We found that the way to measure the depth was to begin at the Throne, and go down to the Cross, and to the foul abysses of evil. The way to measure the height is to begin at the Cross and the foul abysses of evil, and to go up to the Throne. That is to say, the topmost thing in the Universe, the shining apex and pinnacle, glittering away up there in the radiant unsetting light, is the love of God in Jesus Christ. The other conceptions of that Divine nature spring high above us and tower beyond our thoughts, but the summit of them all, the very topmost as it is the very bottom-most, outside of everything, and therefore high above everything, is the love of God which has been revealed to us all, and brought close to us sinful men in the manhood and passion of our dear Christ.

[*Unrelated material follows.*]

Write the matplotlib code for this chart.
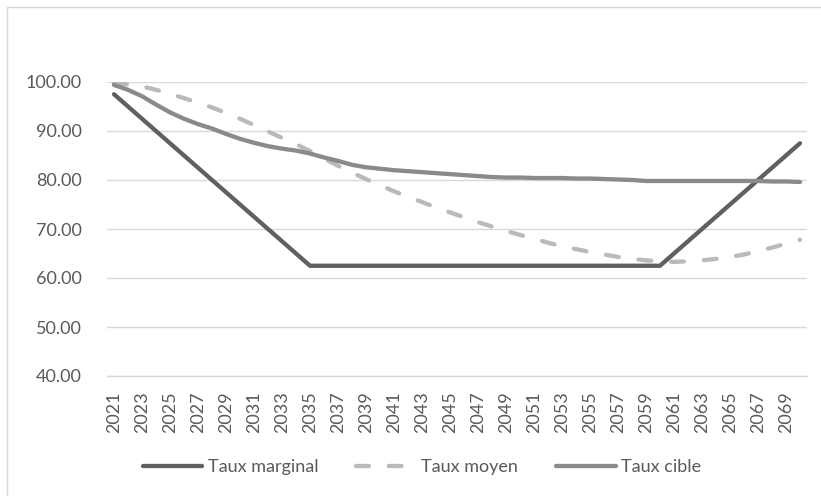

And that love which thus towers above us, and gleams like the shining cross on the top of some lofty cathedral spire, does not flash up there inaccessible, nor lie before us like some pathless precipice, up which nothing that has not wings can ever hope to rise, but the height of the love of Christ is an hospitable height, which can be scaled by us. Nay, rather, that heaven of love which is "higher than our thoughts," bends down, as by a kind of optical delusion the physical heaven seems to do, towards each of us, only with this blessed difference, that in the natural world the place where heaven touches earth is always the furthest point of distance from us; and in the spiritual world, the place where Heaven stoops to me is always right over my head, and the nearest possible point to me. He has come to lift us to Himself. And this is the height of His love, that it bears us up, if we will, up and up to sit upon that throne where He Himself is enthroned.
So, brethren, Christ's love is round about us all, as some sunny tropical sea may embosom in its violet waves a multitude of luxuriant and happy islets. So all of us islanded on our little individual lives, lie in that great ocean of love, all the dimensions of which are immeasurable, and which stretches above, beneath, around, shoreless, tideless, bottomless, endless.
But, remember, this ocean of love yon can shut out of your lives. It is possible to plunge a jar into midAtlantic, further than soundings have ever descended, and to bring it up on deck as dry inside as if it had been lying on an oven. It is possible for men and women— and I have them listening to me at this moment—to live and move and have their being in that sea of love, and never to have let one drop of its richest gifts into their hearts or their lives. Open your hearts for Him to come in, by humble faith in His great sacrifice for you. For, if Christ dwell in your heart by faith, then and only then will experience be your guide ; and you will be able to comprehend the boundless greatness, the endless duration, and absolute perfection, and to know the love of Christ •which passeth knowledge.